On the other hand, the “innumerable variants” between the performance of the two horses may be referred to the “charioteer” who drives them. Plato speaks, for example, of “the ill-driving of the charioteers” and says in regard to the pairs of unruly steeds that “the driving of them of necessity gives a great deal of trouble”. Not only the “descent” and “breeding” of the horses determines the sort of relation they have, then, but also how they are driven and controlled and trained relative to one another by their “charioteer”.

In McLuhan, the “charioteer”, the third factor, appears as the sensus communis which produces, or reflects, a certain “sensory closure”:

Consciousness (…) may be thought of as a projection to the outside of an inner synesthesia, corresponding generally with the ancient definition of common sense. Common sense is that peculiar human power of translating one kind of experience of one sense into all other senses and presenting the result as a unified image of the mind.  Erasmus and More said that a unified ratio among the senses was a mark of rationality. (Global Village 94)

The “charioteer” may also be called “the utterer” as when McLuhan speaks of “the utterer as the etymology” (Global Village 7). The mystery of human being is such that it is never clear if the human soul is the cause of its mode of awareness or an effect of it (or, somehow, both cause and effect at once). However the case may be, the “the utterer” can be called “the etymology” since the ratio of the senses (aka “mode of awareness”) cannot be accounted for aside from the role of the sensus communis, be it active and/or passive. (McLuhan regularly identifies the common sense with the sense of touch and it is noteworthy that touch is both active and passive at once.)

As already noted in different respects above, the key question concerns the nature of the gap between the horses or between wings of the soul or between the senses of eye and ear8. For both Plato and McLuhan, these ratios depend in turn upon insight into the nature of “being itself” as metaphorical (“Zeus, the mighty lord, holding the reins of a winged chariot, leads the way in heaven, ordering all and taking care of all“) and into the resulting implication that an inclusive relation of the horses/wings/senses is both possible and proper to humans as reflecting such “true being”. Because “being itself” is metaphorical, it is possible for humans to relate metaphorically to it. And because they can relate metaphorically to it, it is possible for them to order their awareness after it metaphorically as well. It is just this, according to Plato in this same section of the Phaedrus, that characterizes the philosopher:

intelligence (…) is the recollection9 of those things which our soul once saw while following God — when. regardless of that which we now call being [aka opinion], she raised her head up towards the true being. And therefore the mind of the philosopher alone has [coordinated] wings; and this is just, for he is always, according to the measure of his abilities, clinging in recollection to those things in which God abides, and in beholding which, He is what He is. And he who employs aright these memories is ever being initiated into [their] perfect mysteries (…) But, as he forgets earthly interests and is rapt in the divine, the vulgar deem him mad, and rebuke him; they do not see that he is inspired. (249c-d)

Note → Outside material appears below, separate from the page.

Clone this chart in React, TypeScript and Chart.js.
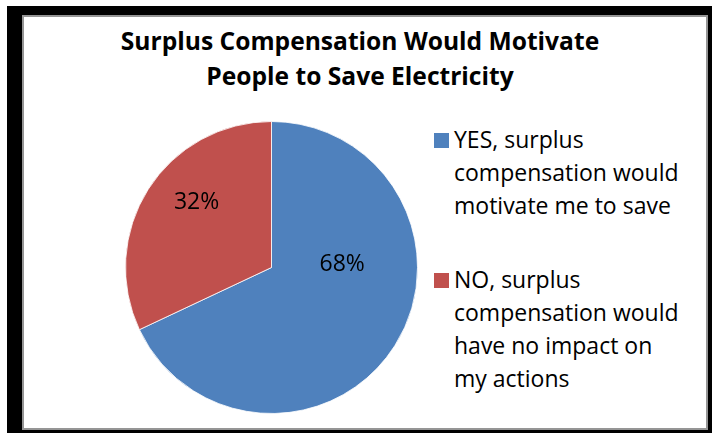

The many deep parallels between Plato’s mythological de anima and McLuhan’s analysis of the modes of awareness (aka “understanding media”) are remarkable. The conclusion is hard to avoid that little progress has been made in communicating these matters over the intervening two and a half millennia. An important aspect of McLuhan’s concern with communication therefore had to do with the question of how these matters were at long last to be communicated such that they might play a regulative role in human governance (individual and collective).  He called this the needed transformation of the ivory tower into the control tower and the key to this transformation, he saw, was the initiation of science, or sciences, in the human domain. 

  1. “Passion” here may be understood not only in the sense of ’emotion’, but also in the sense of ‘passivity’, as in the Easter ‘passion’. This sense would refer to the fact that the human soul is determined by the coordination of these horses such that it appears passive in relation to their active role in-forming it.
  2. See Republic 618c: “And here, my dear Glaucon, is the supreme peril of our human state”. As will be discussed in later posts concerning Plato’s gigantomachia (aka agon-y) and McLuhan’s “ancient quarrel”, both hold “true being” to be plural and dynamic. The exposure of the soul (obj gen!) to this “extremest conflict” (“extremest” because belonging to “true being” itself) is synchronic so that this “hour” (in ” time not our time”, a time “that is and was from the beginning”, therefore “ancient”) is, as Eliot says, “always now” (Four Quartets, Burnt Norton v). McLuhan’s aim was exactly to thematize this agon-izing synchronic exposure of the soul in an epoch — the world’s night — when human experience had become captured by the Narcissistic denial of it in a planetary numb/dumb.
  3. In his 1967 interview with Gerald Stearn, McLuhan notes that “It’s very difficult to have a structure of any sort without polarities, without tension. (…) Without polarities, without contraries — this is Blake’s whole notion of hateful contraries — without polarities, there is no progression, no structure. (But) for a literary person who likes things to move along in one direction on one plane, polarities are distressing.”
  4. Take Today 22
  5. Global Village 55
  6. Global Village x
  7. Global Village 45
  8. In the myth of Er in the Republic at 614d, in preparation for his becoming “the messenger who would carry the report of the other world to men”, Er is instructed to “hear and see all that was to be heard and seen in that place”.
  9. For McLuhan, too, the role of recall, retrieval, replay, recognition, etc etc, together with its implication of multiple times, is central.